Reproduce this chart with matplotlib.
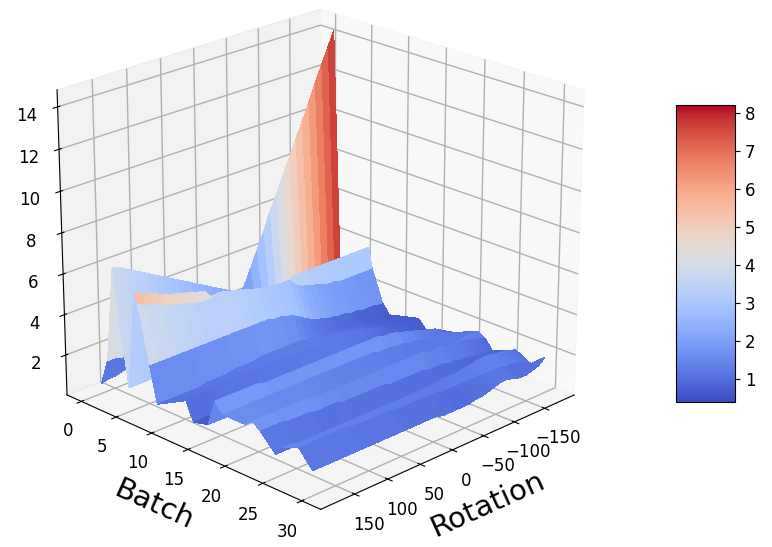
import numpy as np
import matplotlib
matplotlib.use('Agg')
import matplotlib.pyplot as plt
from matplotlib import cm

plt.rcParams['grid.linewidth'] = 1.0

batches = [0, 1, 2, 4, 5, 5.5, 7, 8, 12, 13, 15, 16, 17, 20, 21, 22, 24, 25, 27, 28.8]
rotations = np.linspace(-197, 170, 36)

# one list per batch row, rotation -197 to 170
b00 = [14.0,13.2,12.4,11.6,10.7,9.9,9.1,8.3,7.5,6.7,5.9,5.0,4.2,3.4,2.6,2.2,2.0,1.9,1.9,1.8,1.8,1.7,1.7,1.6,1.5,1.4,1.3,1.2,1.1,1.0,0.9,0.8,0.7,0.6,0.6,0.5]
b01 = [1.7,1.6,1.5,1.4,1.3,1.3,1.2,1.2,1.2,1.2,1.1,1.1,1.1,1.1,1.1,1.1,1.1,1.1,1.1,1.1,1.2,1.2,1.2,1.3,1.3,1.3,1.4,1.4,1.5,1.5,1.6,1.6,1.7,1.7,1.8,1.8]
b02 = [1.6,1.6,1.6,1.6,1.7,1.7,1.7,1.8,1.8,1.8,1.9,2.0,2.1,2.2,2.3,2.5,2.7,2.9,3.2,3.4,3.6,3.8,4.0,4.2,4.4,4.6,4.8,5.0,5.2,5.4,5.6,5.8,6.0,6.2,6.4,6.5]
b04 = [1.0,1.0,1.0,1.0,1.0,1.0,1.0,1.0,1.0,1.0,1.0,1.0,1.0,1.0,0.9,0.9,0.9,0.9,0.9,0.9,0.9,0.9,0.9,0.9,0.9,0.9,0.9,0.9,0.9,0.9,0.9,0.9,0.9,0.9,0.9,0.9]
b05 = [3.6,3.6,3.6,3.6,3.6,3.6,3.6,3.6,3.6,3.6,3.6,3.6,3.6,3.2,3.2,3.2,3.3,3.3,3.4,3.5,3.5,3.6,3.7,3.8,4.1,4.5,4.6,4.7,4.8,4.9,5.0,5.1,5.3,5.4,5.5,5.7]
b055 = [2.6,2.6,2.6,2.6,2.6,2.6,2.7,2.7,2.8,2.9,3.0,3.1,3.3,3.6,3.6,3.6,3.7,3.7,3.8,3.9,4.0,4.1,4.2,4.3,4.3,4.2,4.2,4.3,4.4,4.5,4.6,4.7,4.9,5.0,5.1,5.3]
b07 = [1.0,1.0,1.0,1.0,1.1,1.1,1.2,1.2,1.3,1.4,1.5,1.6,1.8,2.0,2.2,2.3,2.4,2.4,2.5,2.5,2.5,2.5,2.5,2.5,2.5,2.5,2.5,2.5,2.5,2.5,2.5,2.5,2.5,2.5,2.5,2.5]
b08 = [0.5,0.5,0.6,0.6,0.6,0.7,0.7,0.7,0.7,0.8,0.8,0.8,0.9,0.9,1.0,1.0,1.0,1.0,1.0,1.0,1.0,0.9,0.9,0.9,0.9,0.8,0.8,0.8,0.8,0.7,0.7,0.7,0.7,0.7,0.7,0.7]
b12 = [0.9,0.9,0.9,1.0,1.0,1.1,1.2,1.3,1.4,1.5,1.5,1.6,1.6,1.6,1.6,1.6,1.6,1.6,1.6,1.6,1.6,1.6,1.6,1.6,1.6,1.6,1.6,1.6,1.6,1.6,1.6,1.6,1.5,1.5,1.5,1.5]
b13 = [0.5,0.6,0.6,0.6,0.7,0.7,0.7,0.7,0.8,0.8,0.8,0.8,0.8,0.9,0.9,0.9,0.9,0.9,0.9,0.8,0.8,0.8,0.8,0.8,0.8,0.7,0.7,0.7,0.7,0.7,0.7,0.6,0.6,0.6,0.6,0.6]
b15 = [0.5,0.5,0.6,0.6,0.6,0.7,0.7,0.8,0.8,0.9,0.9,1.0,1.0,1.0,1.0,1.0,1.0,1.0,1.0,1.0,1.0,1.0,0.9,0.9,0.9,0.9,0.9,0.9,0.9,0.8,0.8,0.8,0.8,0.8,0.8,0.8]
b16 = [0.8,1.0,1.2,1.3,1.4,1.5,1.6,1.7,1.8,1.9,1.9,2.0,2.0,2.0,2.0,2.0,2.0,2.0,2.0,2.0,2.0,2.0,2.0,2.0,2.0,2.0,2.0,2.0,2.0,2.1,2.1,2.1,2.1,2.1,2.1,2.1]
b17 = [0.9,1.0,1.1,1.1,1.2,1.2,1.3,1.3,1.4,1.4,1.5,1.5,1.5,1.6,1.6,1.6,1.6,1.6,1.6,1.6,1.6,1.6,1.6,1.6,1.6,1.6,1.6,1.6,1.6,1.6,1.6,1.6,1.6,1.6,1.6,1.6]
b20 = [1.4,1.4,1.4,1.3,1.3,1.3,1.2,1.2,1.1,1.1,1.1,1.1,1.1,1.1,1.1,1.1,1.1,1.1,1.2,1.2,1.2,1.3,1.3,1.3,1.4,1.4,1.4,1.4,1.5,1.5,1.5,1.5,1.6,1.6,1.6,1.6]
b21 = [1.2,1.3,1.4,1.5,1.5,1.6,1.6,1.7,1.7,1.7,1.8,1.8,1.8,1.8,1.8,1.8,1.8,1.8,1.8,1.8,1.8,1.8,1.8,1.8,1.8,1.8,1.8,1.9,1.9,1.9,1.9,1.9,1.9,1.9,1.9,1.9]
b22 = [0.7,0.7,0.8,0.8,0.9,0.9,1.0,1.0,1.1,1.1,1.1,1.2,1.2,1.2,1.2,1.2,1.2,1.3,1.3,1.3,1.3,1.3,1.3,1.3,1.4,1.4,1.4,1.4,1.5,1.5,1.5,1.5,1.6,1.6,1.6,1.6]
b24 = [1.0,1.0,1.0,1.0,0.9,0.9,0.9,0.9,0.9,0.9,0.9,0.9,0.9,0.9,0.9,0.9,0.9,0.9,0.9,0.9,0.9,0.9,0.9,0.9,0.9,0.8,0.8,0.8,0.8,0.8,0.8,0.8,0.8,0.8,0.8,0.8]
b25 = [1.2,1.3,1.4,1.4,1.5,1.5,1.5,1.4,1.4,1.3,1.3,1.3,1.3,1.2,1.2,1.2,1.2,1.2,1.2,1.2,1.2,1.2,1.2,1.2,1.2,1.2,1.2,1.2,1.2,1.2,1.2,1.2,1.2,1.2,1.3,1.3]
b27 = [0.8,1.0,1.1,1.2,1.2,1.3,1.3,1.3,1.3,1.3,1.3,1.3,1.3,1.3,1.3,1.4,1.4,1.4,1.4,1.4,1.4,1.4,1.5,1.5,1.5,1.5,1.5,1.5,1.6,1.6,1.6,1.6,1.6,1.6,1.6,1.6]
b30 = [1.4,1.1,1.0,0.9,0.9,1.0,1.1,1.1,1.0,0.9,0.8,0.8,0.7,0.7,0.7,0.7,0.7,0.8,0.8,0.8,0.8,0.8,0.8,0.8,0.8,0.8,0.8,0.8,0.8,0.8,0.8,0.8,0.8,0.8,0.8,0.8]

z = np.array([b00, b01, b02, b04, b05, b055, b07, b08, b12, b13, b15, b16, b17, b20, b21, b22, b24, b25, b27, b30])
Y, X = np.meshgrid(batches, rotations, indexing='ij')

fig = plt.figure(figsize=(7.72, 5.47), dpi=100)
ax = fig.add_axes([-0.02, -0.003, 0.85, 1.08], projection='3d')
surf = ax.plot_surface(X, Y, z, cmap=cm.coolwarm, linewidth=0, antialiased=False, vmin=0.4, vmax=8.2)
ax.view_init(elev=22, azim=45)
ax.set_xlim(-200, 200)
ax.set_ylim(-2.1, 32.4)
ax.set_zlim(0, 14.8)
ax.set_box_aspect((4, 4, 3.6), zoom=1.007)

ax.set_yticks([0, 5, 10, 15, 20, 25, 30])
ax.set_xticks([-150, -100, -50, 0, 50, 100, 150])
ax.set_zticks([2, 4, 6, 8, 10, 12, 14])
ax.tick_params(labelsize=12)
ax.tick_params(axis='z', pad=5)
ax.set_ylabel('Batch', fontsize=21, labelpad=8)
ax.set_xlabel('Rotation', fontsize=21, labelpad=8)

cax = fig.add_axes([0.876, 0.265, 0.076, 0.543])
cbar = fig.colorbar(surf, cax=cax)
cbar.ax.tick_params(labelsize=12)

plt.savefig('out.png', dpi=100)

---*---

Exercise aim -
From the top of the listing above, repeat each line exactly until you reach the line containing "plt.rcParams['grid.linewidth'] = 1.0", and repeat that one too. Leave the pictures out.

Answer to the task -
Reproduce this chart with matplotlib.
import numpy as np
import matplotlib
matplotlib.use('Agg')
import matplotlib.pyplot as plt
from matplotlib import cm

plt.rcParams['grid.linewidth'] = 1.0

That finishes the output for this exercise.